> _DATA SHOWN_
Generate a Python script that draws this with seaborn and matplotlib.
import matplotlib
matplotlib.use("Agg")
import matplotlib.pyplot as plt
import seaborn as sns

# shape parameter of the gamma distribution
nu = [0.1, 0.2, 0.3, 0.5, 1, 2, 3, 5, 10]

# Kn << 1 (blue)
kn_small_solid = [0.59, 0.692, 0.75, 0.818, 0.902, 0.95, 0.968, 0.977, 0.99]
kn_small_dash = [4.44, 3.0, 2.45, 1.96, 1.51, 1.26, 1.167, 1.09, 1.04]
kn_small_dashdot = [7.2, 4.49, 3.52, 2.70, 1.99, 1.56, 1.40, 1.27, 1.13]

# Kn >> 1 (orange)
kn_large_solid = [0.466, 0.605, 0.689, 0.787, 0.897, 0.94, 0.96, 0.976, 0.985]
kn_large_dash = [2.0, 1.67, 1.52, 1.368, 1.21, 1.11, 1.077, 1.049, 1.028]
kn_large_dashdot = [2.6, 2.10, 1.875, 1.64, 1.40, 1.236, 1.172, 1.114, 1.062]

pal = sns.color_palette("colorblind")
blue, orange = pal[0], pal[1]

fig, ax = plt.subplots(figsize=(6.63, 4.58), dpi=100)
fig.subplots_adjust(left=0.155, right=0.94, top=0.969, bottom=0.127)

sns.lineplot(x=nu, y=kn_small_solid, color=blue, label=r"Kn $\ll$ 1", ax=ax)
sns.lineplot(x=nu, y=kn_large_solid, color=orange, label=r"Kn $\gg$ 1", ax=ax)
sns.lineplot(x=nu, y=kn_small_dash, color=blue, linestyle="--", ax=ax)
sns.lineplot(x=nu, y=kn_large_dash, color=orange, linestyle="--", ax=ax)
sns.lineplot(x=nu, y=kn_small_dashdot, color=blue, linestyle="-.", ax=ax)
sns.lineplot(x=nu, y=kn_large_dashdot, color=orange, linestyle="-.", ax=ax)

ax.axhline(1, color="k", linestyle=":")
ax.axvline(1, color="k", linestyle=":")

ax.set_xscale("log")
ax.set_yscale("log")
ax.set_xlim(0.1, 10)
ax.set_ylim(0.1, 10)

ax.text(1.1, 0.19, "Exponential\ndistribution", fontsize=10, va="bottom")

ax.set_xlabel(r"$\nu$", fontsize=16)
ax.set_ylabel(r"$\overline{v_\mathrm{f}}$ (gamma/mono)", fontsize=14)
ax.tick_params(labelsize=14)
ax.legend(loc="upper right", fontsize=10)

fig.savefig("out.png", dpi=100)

> _YOUR OBJECTIVE_
From the first line of the listing above to the line with "blue, orange = pal[0], pal[1]", please transcribe each line exactly, both ends included, and nothing beyond that.

> _TASK RESPONSE_
Generate a Python script that draws this with seaborn and matplotlib.
import matplotlib
matplotlib.use("Agg")
import matplotlib.pyplot as plt
import seaborn as sns

# shape parameter of the gamma distribution
nu = [0.1, 0.2, 0.3, 0.5, 1, 2, 3, 5, 10]

# Kn << 1 (blue)
kn_small_solid = [0.59, 0.692, 0.75, 0.818, 0.902, 0.95, 0.968, 0.977, 0.99]
kn_small_dash = [4.44, 3.0, 2.45, 1.96, 1.51, 1.26, 1.167, 1.09, 1.04]
kn_small_dashdot = [7.2, 4.49, 3.52, 2.70, 1.99, 1.56, 1.40, 1.27, 1.13]

# Kn >> 1 (orange)
kn_large_solid = [0.466, 0.605, 0.689, 0.787, 0.897, 0.94, 0.96, 0.976, 0.985]
kn_large_dash = [2.0, 1.67, 1.52, 1.368, 1.21, 1.11, 1.077, 1.049, 1.028]
kn_large_dashdot = [2.6, 2.10, 1.875, 1.64, 1.40, 1.236, 1.172, 1.114, 1.062]

pal = sns.color_palette("colorblind")
blue, orange = pal[0], pal[1]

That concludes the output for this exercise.